The Minnesota Wild have advertised themselves as a gritty team, citing their willingness to play physically and finish their checks. The Wild are a physical team, but they also play with finesse.
That isn’t a bad idea with a top line that includes Mats Zuccarello and Kirill Kaprizov, elite puck-handlers. However, Minnesota often gives up decent shot opportunities in search of the perfect play rather than returning to the hockey basics that would complement the metrics they excelled in last season.
The Wild aren’t the only team in the NHL guilty of this, of course. Still, it’s something they can improve upon. The Wild finished this past season with a -17 negative shot differential. The number only equals around 0.2 fewer shots per game, but it’s worth magnifying given Minnesota’s third-best overall 91.85% save percentage between goalies Marc-Andre Fleury and Filip Gustavsson. They also posted the seventh-highest amount of blocked shots in the NHL, with 1,318.
To further support the point, goalies facing the Wild saved 91.22% of their shots on goal, the sixth-worst in the NHL. Inversely, that means that Minnesota has had the sixth-highest shooting percentage. That high-percentage shooting came on their 18th-highest shooting frequency, with 30.9 shots on goal per game.

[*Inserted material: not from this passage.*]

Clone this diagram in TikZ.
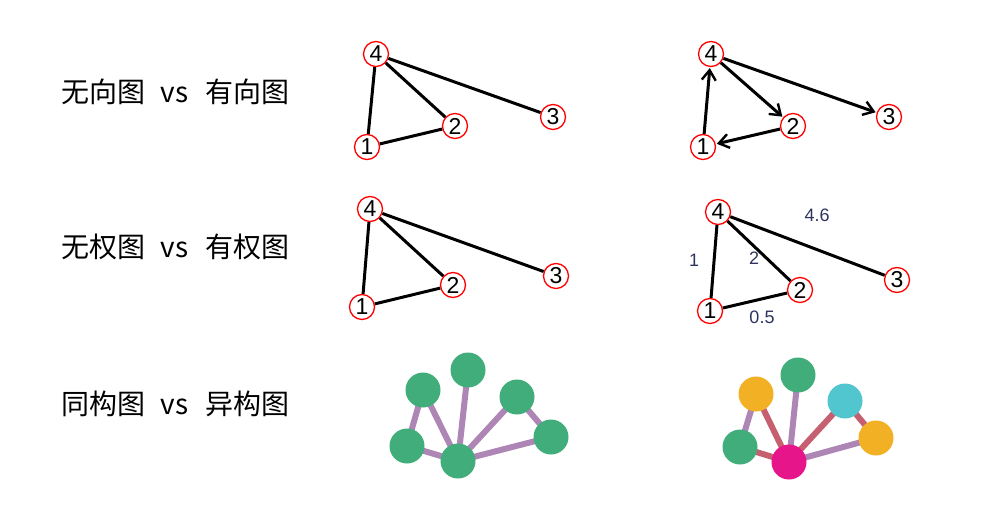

The numbers highlight that Minnesota was one of the best teams in the league in terms of goaltending and shooting when they shot. A welcome change of pace to the Wild offense would be a focus centered more on putting the puck on the net. That would let their accurate shooters be snipers instead of looking for the perfect pass and open net, no matter how aesthetically pleasing it would be.
Some, if not most, of the plays that the top line draws up are works of hockey art. The unparalleled chemistry between Kaprizov and Zuccarello produces some of the best displays of team hockey you can see across the NHL. Still, there are plenty of times for them to be more selfish when they have the puck. Kaprizov is the obvious candidate, being the best player on the team and one of the best offensive weapons in the entire world. However, there is plenty of room for more emphasis on letting him throw some pucks on.
There’s a general saying in sports that shooters shoot, and Minnesota undoubtedly has shooters. The Wild have seven returning skaters from last year who posted a shooting percentage of over ten percent. Giving them more shots alone isn’t going to pan out as easy as it sounds. But the sixth most efficient shooting unit in the league must be shooting more than the 18th most frequent, all while having a top-three goaltending situation.
Silky passes and the perfect play are fun to watch when it does happen. But for the Wild to reach their scoring potential, especially under cap restrictions, there needs to be more of an emphasis on getting the puck on the goaltender. A nice little drop pass from Zuccy to Kirill for a top-shelf goal off a dangle doesn’t hurt occasionally, though.